In this state, when voltages of the power generators 11a and 11b are adjusted, signals of automatic voltage regulators 13a and 13b have opposite polarities. In other words, the voltage of one of the power generators 11a and 11b is raised, while the voltage of the other is lowered, thereby equalizing the power factors of the power generators 11a and 11b. As a result, the power factor balance between the power generators can be maintained without control from external equipment.
However, in the conventional control method described above, if a plurality of light-duty power generators have to cope with the work in a factory, for example, the following problems will arise: since a plurality of signals are successively output to the power generators from automatic voltage regulators, the power generators cannot cope with sudden load fluctuation.
Further, when the power generators are connected to a system of an electric power company, if the power factors of the generators do not balance, the power factor balance cannot be recovered if the power generators are disconnected from the system due to a power failure or the like and operated again in isolation. In this case, over-excitation or an overload condition may occur, resulting in a trip.

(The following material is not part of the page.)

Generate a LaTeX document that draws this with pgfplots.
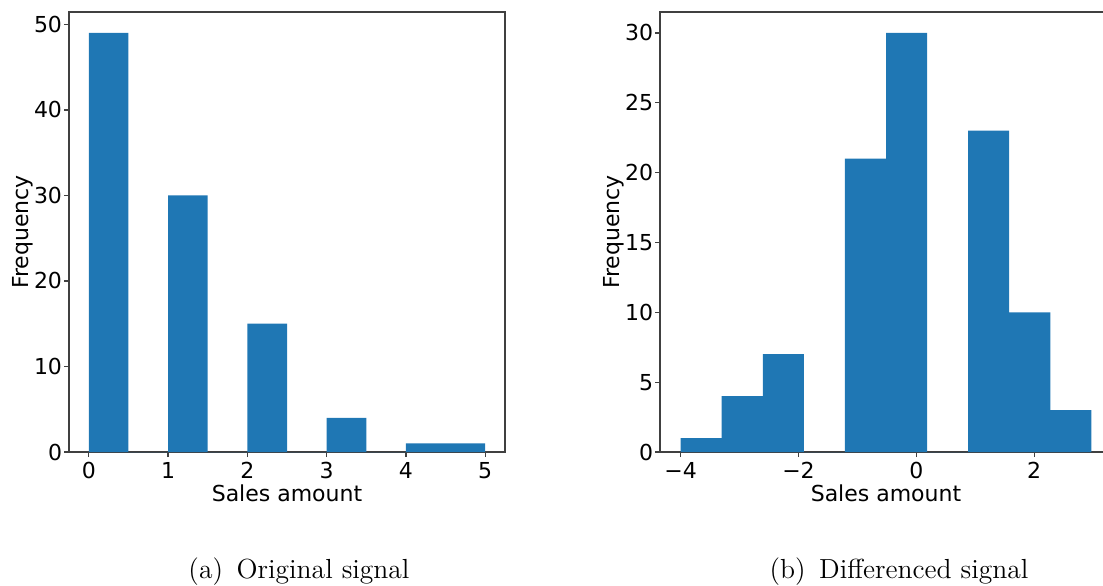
\documentclass[border=0pt]{standalone}
\usepackage{fontspec}
\usepackage{pgfplots}
\pgfplotsset{compat=1.18}
\newfontfamily\dejavu{DejaVu Sans}
\definecolor{mplblue}{HTML}{1F77B4}

% 1 px of the reference = 0.5pt
\pgfplotsset{
  histax/.style={
    scale only axis,
    height=220pt,
    ymin=0,
    axis line style={black!75, line width=0.6pt},
    tick style={black!75, line width=0.6pt},
    tick align=outside,
    major tick length=2.5pt,
    xtick pos=bottom, ytick pos=left,
    axis x line*=box, axis y line*=box,
    tick label style={font=\dejavu\fontsize{11}{13}\selectfont, inner sep=0.8pt},
    x tick label style={yshift=-1.5pt},
    label style={font=\dejavu\fontsize{11}{13}\selectfont},
    /pgf/number format/assume math mode=true,
    xlabel={Sales amount},
    ylabel={Frequency},
    ylabel style={yshift=-4pt},
    xlabel style={yshift=1.5pt},
  }
}

\begin{document}
\begin{tikzpicture}
\useasboundingbox (0,0) rectangle (551.5pt,292.5pt);

\begin{axis}[histax, name=left,
  at={(34.5pt,66.5pt)}, anchor=south west,
  width=218pt,
  xmin=-0.25, xmax=5.25, ymax=51.45,
  xtick={0,1,2,3,4,5},
  ytick={0,10,20,30,40,50},
]
\addplot[ybar interval, fill=mplblue, draw=none] coordinates {
  (0,49) (0.5,0) (1,30) (1.5,0) (2,15) (2.5,0) (3,4) (3.5,0) (4,1) (4.5,1) (5,1)
};
\end{axis}

\begin{axis}[histax, name=right,
  at={(330pt,66.5pt)}, anchor=south west,
  width=226pt,
  xmin=-4.35, xmax=3.32, ymax=31.5,
  xtick={-4,-2,0,2},
  xticklabels={−4,−2,0,2},
  ytick={0,5,10,15,20,25,30},
]
\addplot[ybar interval, fill=mplblue, draw=none] coordinates {
  (-4,1) (-3.303,4) (-2.606,7) (-1.909,0) (-1.212,21) (-0.515,30)
  (0.182,0) (0.879,23) (1.576,10) (2.273,3) (2.970,3)
};
\end{axis}

\node[anchor=base, font=\fontsize{13.8}{16}\selectfont] at (149.5pt,3.5pt) {(a)\, Original signal};
\node[anchor=base, font=\fontsize{13.8}{16}\selectfont] at (449.5pt,3.5pt) {(b)\, Differenced signal};
\end{tikzpicture}
\end{document}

The control method described above is effective when the power generators have the same specification and the same capacity. However, if the power generators have different specifications (for example, if they are produced by different manufacturers) or different capacities, the following problem may arise. Since the properties of the generators vary due to differences in PFCCs, themselves varying with manufacturer, reactions of the power generators in response to signals from the automatic voltage regulators are not uniform. Therefore, it is not expected that the power factors and the voltages can be kept in balance.
An object of the present invention is to provide a power factor control apparatus and method, which can control power factors of power generators of different specifications or capacities in a system-unconnected parallel operation, while power factors and voltages are kept in balance.
According to an aspect of the present invention, there is provided a power factor control apparatus, which controls power factors of a plurality of power generators connected to a bus, comprising: a target power factor setting section which sets a target power factor range of the plurality of power generators in a fixed cycle; a comparing section which compares a voltage of the bus with a predetermined voltage value range in the fixed cycle; a first control section which performs control, based on a result of the comparing section, to drop a voltage of at least one power generator whose power factor is the lowest, when the voltage of the bus is higher than the predetermined voltage value range, and raise a voltage of at least one power generator whose power factor is the highest, when the voltage of the bus is lower than the predetermined voltage value range; and a second control section which performs control of a voltage of a power generator, whose power factor is out of the target power factor range, such that the power factor thereof falls within the target power factor range, when the voltage of the bus falls within the predetermined voltage value range as a result of the comparing section.